-- REQUIREMENT --
Repeat the full listing below verbatim and keep the images out.

===

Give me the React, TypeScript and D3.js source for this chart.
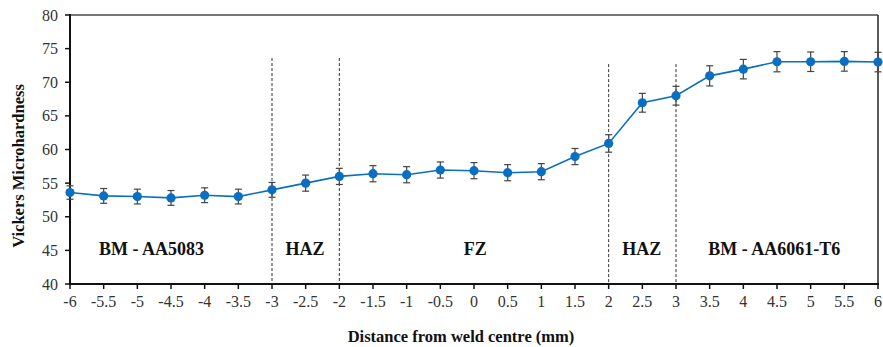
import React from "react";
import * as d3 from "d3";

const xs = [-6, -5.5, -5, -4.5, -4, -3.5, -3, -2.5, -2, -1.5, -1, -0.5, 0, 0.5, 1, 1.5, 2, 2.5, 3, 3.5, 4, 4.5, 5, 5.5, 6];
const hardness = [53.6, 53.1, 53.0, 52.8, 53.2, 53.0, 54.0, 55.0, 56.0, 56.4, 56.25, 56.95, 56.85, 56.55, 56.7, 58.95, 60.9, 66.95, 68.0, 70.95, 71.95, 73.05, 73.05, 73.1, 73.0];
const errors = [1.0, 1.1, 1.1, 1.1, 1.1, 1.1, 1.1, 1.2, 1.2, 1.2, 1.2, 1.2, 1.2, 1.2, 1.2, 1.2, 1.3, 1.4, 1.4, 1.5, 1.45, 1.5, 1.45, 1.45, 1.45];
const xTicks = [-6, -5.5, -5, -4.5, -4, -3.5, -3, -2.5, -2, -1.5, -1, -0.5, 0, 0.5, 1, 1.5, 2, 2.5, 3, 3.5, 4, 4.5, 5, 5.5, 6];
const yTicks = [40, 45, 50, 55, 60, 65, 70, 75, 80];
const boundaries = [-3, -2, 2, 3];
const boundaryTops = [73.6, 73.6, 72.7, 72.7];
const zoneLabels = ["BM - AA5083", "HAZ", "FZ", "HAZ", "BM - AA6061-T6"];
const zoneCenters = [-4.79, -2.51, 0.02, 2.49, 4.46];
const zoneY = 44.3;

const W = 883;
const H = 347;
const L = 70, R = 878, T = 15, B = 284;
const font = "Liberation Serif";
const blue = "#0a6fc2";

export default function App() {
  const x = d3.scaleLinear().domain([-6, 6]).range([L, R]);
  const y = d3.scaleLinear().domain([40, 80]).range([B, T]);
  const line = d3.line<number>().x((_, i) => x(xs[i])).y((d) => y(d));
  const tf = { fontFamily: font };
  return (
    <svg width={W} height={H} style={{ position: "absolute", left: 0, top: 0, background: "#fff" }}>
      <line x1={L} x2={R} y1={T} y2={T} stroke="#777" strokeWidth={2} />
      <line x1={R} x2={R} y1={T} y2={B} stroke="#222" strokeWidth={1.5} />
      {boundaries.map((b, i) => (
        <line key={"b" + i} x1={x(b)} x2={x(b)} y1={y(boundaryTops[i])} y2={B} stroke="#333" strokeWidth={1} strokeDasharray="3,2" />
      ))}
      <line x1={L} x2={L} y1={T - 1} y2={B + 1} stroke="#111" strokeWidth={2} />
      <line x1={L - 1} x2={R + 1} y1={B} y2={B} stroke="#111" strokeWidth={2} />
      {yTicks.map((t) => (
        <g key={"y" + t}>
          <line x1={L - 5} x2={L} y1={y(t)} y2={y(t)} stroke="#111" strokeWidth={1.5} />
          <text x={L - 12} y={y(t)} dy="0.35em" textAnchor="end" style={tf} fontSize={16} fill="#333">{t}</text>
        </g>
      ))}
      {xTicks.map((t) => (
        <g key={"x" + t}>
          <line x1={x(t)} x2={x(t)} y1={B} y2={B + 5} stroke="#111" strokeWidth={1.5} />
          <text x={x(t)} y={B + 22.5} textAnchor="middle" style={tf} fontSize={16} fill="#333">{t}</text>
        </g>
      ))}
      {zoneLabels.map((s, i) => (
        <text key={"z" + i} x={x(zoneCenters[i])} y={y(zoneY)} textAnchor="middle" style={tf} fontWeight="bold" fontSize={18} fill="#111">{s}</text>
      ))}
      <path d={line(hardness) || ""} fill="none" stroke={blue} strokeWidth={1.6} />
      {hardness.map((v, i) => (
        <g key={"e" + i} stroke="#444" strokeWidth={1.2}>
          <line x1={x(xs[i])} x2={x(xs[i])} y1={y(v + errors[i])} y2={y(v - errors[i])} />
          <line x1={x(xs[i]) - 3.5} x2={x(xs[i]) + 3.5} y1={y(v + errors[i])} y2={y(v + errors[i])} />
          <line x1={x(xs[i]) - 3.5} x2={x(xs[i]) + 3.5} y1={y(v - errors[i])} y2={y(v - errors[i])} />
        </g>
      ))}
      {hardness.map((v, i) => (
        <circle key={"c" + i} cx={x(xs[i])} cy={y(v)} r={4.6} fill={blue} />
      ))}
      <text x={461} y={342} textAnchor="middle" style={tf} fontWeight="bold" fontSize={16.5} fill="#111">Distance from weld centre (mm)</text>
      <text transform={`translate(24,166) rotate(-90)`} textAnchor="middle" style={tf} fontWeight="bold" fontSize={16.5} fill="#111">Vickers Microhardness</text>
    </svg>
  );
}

===

-- ANSWER --
Give me the React, TypeScript and D3.js source for this chart.
import React from "react";
import * as d3 from "d3";

const xs = [-6, -5.5, -5, -4.5, -4, -3.5, -3, -2.5, -2, -1.5, -1, -0.5, 0, 0.5, 1, 1.5, 2, 2.5, 3, 3.5, 4, 4.5, 5, 5.5, 6];
const hardness = [53.6, 53.1, 53.0, 52.8, 53.2, 53.0, 54.0, 55.0, 56.0, 56.4, 56.25, 56.95, 56.85, 56.55, 56.7, 58.95, 60.9, 66.95, 68.0, 70.95, 71.95, 73.05, 73.05, 73.1, 73.0];
const errors = [1.0, 1.1, 1.1, 1.1, 1.1, 1.1, 1.1, 1.2, 1.2, 1.2, 1.2, 1.2, 1.2, 1.2, 1.2, 1.2, 1.3, 1.4, 1.4, 1.5, 1.45, 1.5, 1.45, 1.45, 1.45];
const xTicks = [-6, -5.5, -5, -4.5, -4, -3.5, -3, -2.5, -2, -1.5, -1, -0.5, 0, 0.5, 1, 1.5, 2, 2.5, 3, 3.5, 4, 4.5, 5, 5.5, 6];
const yTicks = [40, 45, 50, 55, 60, 65, 70, 75, 80];
const boundaries = [-3, -2, 2, 3];
const boundaryTops = [73.6, 73.6, 72.7, 72.7];
const zoneLabels = ["BM - AA5083", "HAZ", "FZ", "HAZ", "BM - AA6061-T6"];
const zoneCenters = [-4.79, -2.51, 0.02, 2.49, 4.46];
const zoneY = 44.3;

const W = 883;
const H = 347;
const L = 70, R = 878, T = 15, B = 284;
const font = "Liberation Serif";
const blue = "#0a6fc2";

export default function App() {
  const x = d3.scaleLinear().domain([-6, 6]).range([L, R]);
  const y = d3.scaleLinear().domain([40, 80]).range([B, T]);
  const line = d3.line<number>().x((_, i) => x(xs[i])).y((d) => y(d));
  const tf = { fontFamily: font };
  return (
    <svg width={W} height={H} style={{ position: "absolute", left: 0, top: 0, background: "#fff" }}>
      <line x1={L} x2={R} y1={T} y2={T} stroke="#777" strokeWidth={2} />
      <line x1={R} x2={R} y1={T} y2={B} stroke="#222" strokeWidth={1.5} />
      {boundaries.map((b, i) => (
        <line key={"b" + i} x1={x(b)} x2={x(b)} y1={y(boundaryTops[i])} y2={B} stroke="#333" strokeWidth={1} strokeDasharray="3,2" />
      ))}
      <line x1={L} x2={L} y1={T - 1} y2={B + 1} stroke="#111" strokeWidth={2} />
      <line x1={L - 1} x2={R + 1} y1={B} y2={B} stroke="#111" strokeWidth={2} />
      {yTicks.map((t) => (
        <g key={"y" + t}>
          <line x1={L - 5} x2={L} y1={y(t)} y2={y(t)} stroke="#111" strokeWidth={1.5} />
          <text x={L - 12} y={y(t)} dy="0.35em" textAnchor="end" style={tf} fontSize={16} fill="#333">{t}</text>
        </g>
      ))}
      {xTicks.map((t) => (
        <g key={"x" + t}>
          <line x1={x(t)} x2={x(t)} y1={B} y2={B + 5} stroke="#111" strokeWidth={1.5} />
          <text x={x(t)} y={B + 22.5} textAnchor="middle" style={tf} fontSize={16} fill="#333">{t}</text>
        </g>
      ))}
      {zoneLabels.map((s, i) => (
        <text key={"z" + i} x={x(zoneCenters[i])} y={y(zoneY)} textAnchor="middle" style={tf} fontWeight="bold" fontSize={18} fill="#111">{s}</text>
      ))}
      <path d={line(hardness) || ""} fill="none" stroke={blue} strokeWidth={1.6} />
      {hardness.map((v, i) => (
        <g key={"e" + i} stroke="#444" strokeWidth={1.2}>
          <line x1={x(xs[i])} x2={x(xs[i])} y1={y(v + errors[i])} y2={y(v - errors[i])} />
          <line x1={x(xs[i]) - 3.5} x2={x(xs[i]) + 3.5} y1={y(v + errors[i])} y2={y(v + errors[i])} />
          <line x1={x(xs[i]) - 3.5} x2={x(xs[i]) + 3.5} y1={y(v - errors[i])} y2={y(v - errors[i])} />
        </g>
      ))}
      {hardness.map((v, i) => (
        <circle key={"c" + i} cx={x(xs[i])} cy={y(v)} r={4.6} fill={blue} />
      ))}
      <text x={461} y={342} textAnchor="middle" style={tf} fontWeight="bold" fontSize={16.5} fill="#111">Distance from weld centre (mm)</text>
      <text transform={`translate(24,166) rotate(-90)`} textAnchor="middle" style={tf} fontWeight="bold" fontSize={16.5} fill="#111">Vickers Microhardness</text>
    </svg>
  );
}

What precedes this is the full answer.